Alternatively, since the address space is only stored in the
Qualifiers class as part of a mask, instead Qualifiers could have some
reference to some abstract representation of an address space which
could represent either an integer or string. But these are just some
of my ideas and would like to know if there are better ways of
approaching this.
Btw, are you suggesting this only for Clang? Other than emitting the address space map (as metadata perhaps?) in IR, are there any other changes you plan?
Yup, this is only meant to be a clang feature. Should've clarified on
this also. We have no intentions on changing llvm or dumping this map
as metadata.
- Leonard
What integer are you emitting in LLVM for a given string?
I assume we need a deterministic and immutable mapping if you don’t propagate the string to LLVM.
I don't know where the integers are emitted for address spaces during
codegen, but I figure what we could do is before IR codegen, keep a
set of all integer spaces used. During codegen, the integer we emit
will be a random number up to the largest possible address space, that
is not in this initial set, for each string in our address space
string container. In this case, the integer values would be lazily
evaluated.
That strategy does not seem stable with respect to LTO for instance: the address space “Foo” in foo.c would be different from the address space “Foo” in bar.c from the LLVM point of view.
Hmm. I don’t know the internals of how lto works, but do you think it would be feasible for lto to differentiate between the 2 "Foo"s if we also dumped the string map as part of metadata?
Without understanding LTO in particular, you can see problem as the ability to encode an identifier for a namespace valid across multiple files. Having a string map in the LLVM module would achieve this since you can always remap from integer to the “canonical” ID which is the string.
Leonard Chan via cfe-dev <cfe-dev@lists.llvm.org> writes:
I don't know where the integers are emitted for address spaces during
codegen, but I figure what we could do is before IR codegen, keep a
set of all integer spaces used. During codegen, the integer we emit
will be a random number up to the largest possible address space, that
is not in this initial set, for each string in our address space
string container. In this case, the integer values would be lazily
evaluated.
I get nervous any time "random" is used with respect to compiler output.
We need things to be deterministic to be able to debug problems.
-David
I think this is a wider problem to solve. Adding explicit semantic to address spaces is something we would indeed like to see in LLVM IR. Neil Hickey (in CC) was touching this in his LLVM Dev Meeting talk: https://llvm.org/devmtg/2018-10/talk-abstracts.html#talk8
I see that this map could be stored in ASTContext. Currently, I think
it’s more a matter of accessing this map in the TypePrinter. I think
the printer is accessed mostly through various getAsString() methods
of a QualType but these do not access ASTContext or Sema in any way.

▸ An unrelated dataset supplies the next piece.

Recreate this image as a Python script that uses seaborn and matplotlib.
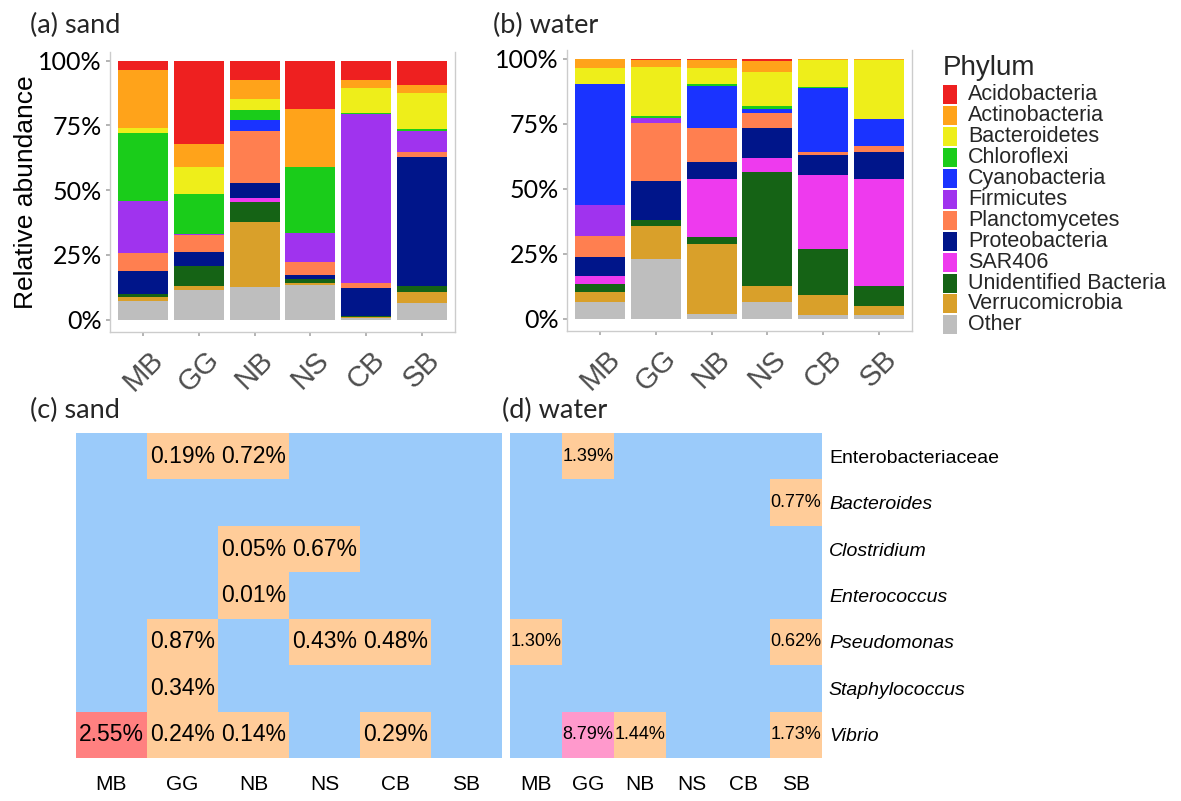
import numpy as np
import pandas as pd
import matplotlib
matplotlib.use("Agg")
import matplotlib.pyplot as plt
from matplotlib import font_manager
from matplotlib.colors import ListedColormap
from matplotlib.patches import Rectangle
import seaborn as sns

sns.set_theme(style="white")
plt.rcParams['font.family'] = ['Liberation Sans', 'DejaVu Sans']

avail = {f.name for f in font_manager.fontManager.ttflist}
HAS_NARROW = 'Liberation Sans Narrow' in avail
narrow = ['Liberation Sans Narrow', 'Liberation Sans'] if HAS_NARROW else ['Liberation Sans']
title_font = ['Lato', 'Liberation Sans']

# --- Data ---
sites = ["MB", "GG", "NB", "NS", "CB", "SB"]
phyla = ["Acidobacteria", "Actinobacteria", "Bacteroidetes", "Chloroflexi",
         "Cyanobacteria", "Firmicutes", "Planctomycetes", "Proteobacteria",
         "SAR406", "Unidentified Bacteria", "Verrucomicrobia", "Other"]
phylum_colors = ["#EE2020", "#FFA31A", "#EEEE1A", "#1ACC1A", "#1A33FF", "#A033EE",
                 "#FF7F50", "#00158A", "#EE3AEE", "#156315", "#D9A02A", "#BEBEBE"]

# relative abundance (%), same order as phyla
sand_mb = [3.7, 22.3, 2.1, 26.3, 0, 20.1, 6.7, 8.9, 0, 1.4, 1.5, 7.1]
sand_gg = [31.9, 9.1, 10.3, 15.4, 0, 0.4, 6.7, 5.5, 0, 7.5, 1.5, 11.6]
sand_nb = [7.5, 7.2, 4.4, 3.7, 4.2, 0, 20.1, 5.8, 1.5, 8.0, 25.0, 12.6]
sand_ns = [18.5, 22.5, 0, 25.5, 0, 11.3, 5.0, 1.4, 0, 1.7, 0.5, 13.5]
sand_cb = [7.3, 3.1, 9.5, 0.6, 0, 65.3, 1.7, 10.9, 0, 0.5, 0.3, 0.6]
sand_sb = [9.5, 3.0, 13.8, 1.0, 0, 8.0, 1.9, 49.7, 0, 2.6, 4.1, 6.4]

water_mb = [0, 3.7, 5.9, 0, 46.7, 12.1, 7.8, 7.6, 2.8, 3.0, 4.2, 6.2]
water_gg = [0.5, 2.4, 19.0, 0.8, 0, 1.9, 22.2, 15.3, 0, 2.3, 12.5, 23.0]
water_nb = [0.6, 3.0, 6.2, 0.8, 16.3, 0, 13.0, 6.4, 22.4, 2.6, 26.9, 1.9]
water_ns = [0.6, 4.2, 13.0, 1.3, 1.4, 0, 5.9, 11.4, 5.5, 43.8, 6.3, 6.4]
water_cb = [0, 0.5, 10.5, 0.3, 24.8, 0, 0.9, 7.7, 28.7, 17.5, 8.0, 1.2]
water_sb = [0, 0.4, 22.6, 0, 10.4, 0, 2.6, 10.4, 40.9, 8.0, 3.3, 1.4]

# indicator taxa (% of reads), columns = sites
genera = ["Enterobacteriaceae", "Bacteroides", "Clostridium", "Enterococcus",
          "Pseudomonas", "Staphylococcus", "Vibrio"]
sand_entero = [0, 0.19, 0.72, 0, 0, 0]
sand_bacteroides = [0, 0, 0, 0, 0, 0]
sand_clostridium = [0, 0, 0.05, 0.67, 0, 0]
sand_enterococcus = [0, 0, 0.01, 0, 0, 0]
sand_pseudomonas = [0, 0.87, 0, 0.43, 0.48, 0]
sand_staph = [0, 0.34, 0, 0, 0, 0]
sand_vibrio = [2.55, 0.24, 0.14, 0, 0.29, 0]

water_entero = [0, 1.39, 0, 0, 0, 0]
water_bacteroides = [0, 0, 0, 0, 0, 0.77]
water_clostridium = [0, 0, 0, 0, 0, 0]
water_enterococcus = [0, 0, 0, 0, 0, 0]
water_pseudomonas = [1.30, 0, 0, 0, 0, 0.62]
water_staph = [0, 0, 0, 0, 0, 0]
water_vibrio = [0, 8.79, 1.44, 0, 0, 1.73]

heat_colors = ["#9BCBFA", "#FFCC99", "#FF8080", "#FF99CC"]
heat_bins = [0.001, 2, 5]


def long_table(cols):
    rows = []
    for site, vals in zip(sites, cols):
        for ph, v in zip(phyla, vals):
            rows.append((site, ph, v))
    return pd.DataFrame(rows, columns=["site", "phylum", "pct"])


df_sand = long_table([sand_mb, sand_gg, sand_nb, sand_ns, sand_cb, sand_sb])
df_water = long_table([water_mb, water_gg, water_nb, water_ns, water_cb, water_sb])

sand_heat = pd.DataFrame([sand_entero, sand_bacteroides, sand_clostridium, sand_enterococcus,
                          sand_pseudomonas, sand_staph, sand_vibrio], index=genera, columns=sites)
water_heat = pd.DataFrame([water_entero, water_bacteroides, water_clostridium, water_enterococcus,
                           water_pseudomonas, water_staph, water_vibrio], index=genera, columns=sites)

# --- Figure layout (pixel boxes) ---
W, H = 1181, 801
fig = plt.figure(figsize=(W / 100, H / 100), dpi=100)


def box(x0, y0, x1, y1):
    return [x0 / W, 1 - y1 / H, (x1 - x0) / W, (y1 - y0) / H]


ax_a = fig.add_axes(box(110, 52, 455, 332))
ax_b = fig.add_axes(box(567, 50, 912, 331))
ax_c = fig.add_axes(box(76, 433, 502, 758))
ax_d = fig.add_axes(box(510, 433, 822, 758))
ax_leg = fig.add_axes(box(930, 40, 1181, 340))

# --- Stacked bars ---
for ax, df in [(ax_a, df_sand), (ax_b, df_water)]:
    sns.histplot(data=df, x="site", weights="pct", hue="phylum", hue_order=phyla,
                 palette=phylum_colors, multiple="stack", discrete=True, shrink=0.9,
                 linewidth=0, alpha=1, legend=False, ax=ax)
    ax.set_ylim(-4.8, 103.4)
    ax.set_xlim(-0.6, 5.6)
    ax.set_yticks([0, 25, 50, 75, 100])
    ax.set_yticklabels(["0%", "25%", "50%", "75%", "100%"], fontsize=18, color="black",
                       family=title_font)
    ax.set_xlabel("")
    ax.set_ylabel("")
    ax.tick_params(axis="x", labelrotation=45, labelsize=21, labelcolor="#4D4D4D",
                   length=3, color="#AAAAAA", pad=7, bottom=True)
    ax.tick_params(axis="y", length=3, color="#AAAAAA", left=True, pad=3)
    for side in ["left", "right", "bottom"]:
        ax.spines[side].set_color("#CCCCCC")
        ax.spines[side].set_linewidth(1)
    ax.spines["top"].set_visible(False)
    ax.grid(False)

ax_a.set_ylabel("Relative abundance", fontsize=19, color="black")
ax_a.yaxis.set_label_coords(-0.21, 0.5)

# --- Legend ---
ax_leg.set_xlim(930, 1181)
ax_leg.set_ylim(340, 40)
ax_leg.axis("off")
ax_leg.text(943, 68, "Phylum", fontsize=20, va="center", ha="left")
for i, (ph, col) in enumerate(zip(phyla, phylum_colors)):
    yc = 95 + 20.9 * i
    ax_leg.add_patch(Rectangle((943, yc - 9.5), 14, 19, facecolor=col, edgecolor="none"))
    ax_leg.text(968, yc, ph, fontsize=15.5, va="center", ha="left")

# --- Heatmaps ---
cmap = ListedColormap(heat_colors)
for ax, tab, right in [(ax_c, sand_heat, False), (ax_d, water_heat, True)]:
    codes = pd.DataFrame(np.digitize(tab.values, heat_bins), index=tab.index, columns=tab.columns)
    labels = tab.map(lambda v: f"{v:.2f}%" if v > 0 else "")
    if right:
        akw = {"color": "black", "fontsize": 16 if HAS_NARROW else 13, "family": narrow}
    else:
        akw = {"color": "black", "fontsize": 16.5}
    sns.heatmap(codes, ax=ax, cmap=cmap, vmin=-0.5, vmax=3.5, cbar=False,
                annot=labels, fmt="", annot_kws=akw,
                xticklabels=sites, yticklabels=genera if right else False)
    ax.tick_params(axis="x", length=0, pad=12, labelrotation=0)
    for t in ax.get_xticklabels():
        t.set_family(narrow)
        t.set_fontsize(17 if HAS_NARROW else 15)
        t.set_color("black")

ax_d.yaxis.tick_right()
ax_d.tick_params(axis="y", length=0, pad=5, labelrotation=0)
for i, t in enumerate(ax_d.get_yticklabels()):
    t.set_family(narrow)
    t.set_fontsize(16.5 if HAS_NARROW else 14)
    t.set_color("black")
    if i > 0:
        t.set_style("italic")

# --- Panel titles ---
for x, y, s in [(30, 25, "(a) sand"), (493, 25, "(b) water"),
                (30, 410, "(c) sand"), (502, 410, "(d) water")]:
    fig.text(x / W, 1 - y / H, s, fontsize=19.5, va="center", ha="left", family=title_font)

fig.savefig("out.png", dpi=100)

I
think this would require refactoring a bunch of refactoring for how
types can be printed to expose ASTContext to the TypePrinter.
It seems for printing some Decls the ASTContext is being queried from there, but we are not storing it in the types indeed.
Alternatively, since the address space is only stored in the
Qualifiers class as part of a mask, instead Qualifiers could have some
reference to some abstract representation of an address space which
could represent either an integer or string. But these are just some
of my ideas and would like to know if there are better ways of
approaching this.
This could work too as soon as you find some way to unique address space strings that are the same.
I would still suggest to create some sort of a map of Int->String and avoid modifying too much how qualifiers are stored and represented. You can perhaps store this as static field in Qualifiers. You could then add some method similar to getAddressSpaceAttributePrintValue() that can be used to obtain the string representation.